Antibody to hepatitis C virus and liver disease in volunteer blood donors
Hepatitis C virus (HCV) is the major cause of transfusion-associated hepatitis that is neither hepatitis A nor hepatitis B, and one screening test for the antibody to the virus (anti-HCV) is called the ELISA (enzyme-linked immunosorbent assay). ž
However, this test can give false-positive results, suggesting the presence of disease when, in fact, it does not exist. A more specific test is the recombinant immunoblotting assay or RIBA, which determines whether antiviral antibodies present are specifically directed against HCV. To learn more about the specificity of anti-HCV antibodies among blood donors, a study was carried out of a group of 50 donors found to be positive for HCV using ELISA. The subjects' blood was analyzed using the RIBA test. Results showed that 13 of the donors (26 percent) tested positive on RIBA analyses and 6 had indeterminate results with elevated levels of a liver enzyme that indicates disease.
Twenty patients had negative RIBA results and normal results on tests of liver enzymes. The 19 patients with positive or indeterminate results underwent liver biopsies to determine whether liver disease was present.
The 6 patients whose RIBA patterns were indeterminate had no signs of active hepatitis on biopsy. Of the 13 with positive RIBA tests, 8 were found to have chronic active hepatitis; in 2 cases, signs of cirrhosis (a condition in which fibrous tissue replaces liver tissue) were noted.

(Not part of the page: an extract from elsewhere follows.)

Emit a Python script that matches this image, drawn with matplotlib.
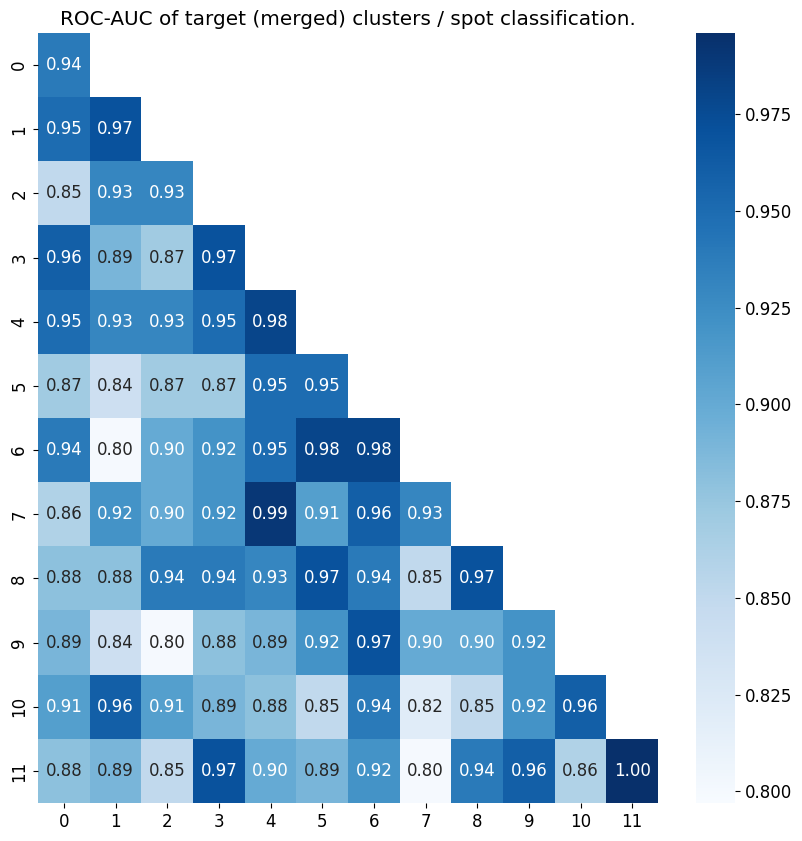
import numpy as np
import matplotlib
matplotlib.use('Agg')
import matplotlib.pyplot as plt
import seaborn as sns

# Lower-triangle ROC-AUC values, row by row
auc_rows = [
    [0.94],
    [0.95, 0.97],
    [0.85, 0.93, 0.93],
    [0.96, 0.89, 0.87, 0.97],
    [0.95, 0.93, 0.93, 0.95, 0.98],
    [0.87, 0.84, 0.87, 0.87, 0.95, 0.95],
    [0.94, 0.80, 0.90, 0.92, 0.95, 0.98, 0.98],
    [0.86, 0.92, 0.90, 0.92, 0.99, 0.91, 0.96, 0.93],
    [0.88, 0.88, 0.94, 0.94, 0.93, 0.97, 0.94, 0.85, 0.97],
    [0.89, 0.84, 0.80, 0.88, 0.89, 0.92, 0.97, 0.90, 0.90, 0.92],
    [0.91, 0.96, 0.91, 0.89, 0.88, 0.85, 0.94, 0.82, 0.85, 0.92, 0.96],
    [0.88, 0.89, 0.85, 0.97, 0.90, 0.89, 0.92, 0.80, 0.94, 0.96, 0.86, 1.00],
]
clusters = [str(i) for i in range(12)]

n = len(auc_rows)
mat = np.full((n, n), np.nan)
for i, row in enumerate(auc_rows):
    mat[i, :len(row)] = row
mask = np.triu(np.ones((n, n), dtype=bool), k=1)

plt.rcParams['font.size'] = 12

fig = plt.figure(figsize=(8.02, 8.41), dpi=100)
ax = fig.add_axes([38 / 802, 1 - 803 / 841, 620 / 802, 770 / 841])
cax = fig.add_axes([696 / 802, 1 - 803 / 841, 39 / 802, 770 / 841])

sns.heatmap(mat, mask=mask, cmap='Blues', annot=True, fmt='.2f',
            vmin=0.797, vmax=0.996, ax=ax, cbar_ax=cax,
            xticklabels=clusters, yticklabels=clusters,
            annot_kws={'fontsize': 12})
ax.set_title('ROC-AUC of target (merged) clusters / spot classification.', fontsize=14.4)
ax.tick_params(labelsize=12)
cax.tick_params(labelsize=12)

fig.savefig('out.png', dpi=100)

Blood donors who test HCV-positive with ELISA and then with RIBA should be referred for further medical follow-up, as they could have active liver disease. No statement can be made about those who are positive for HCV on ELISA and then negative on RIBA, as none of them underwent liver biopsy. The anti-HCV RIBA is a useful aid for identifying blood donors with underlying chronic liver disease.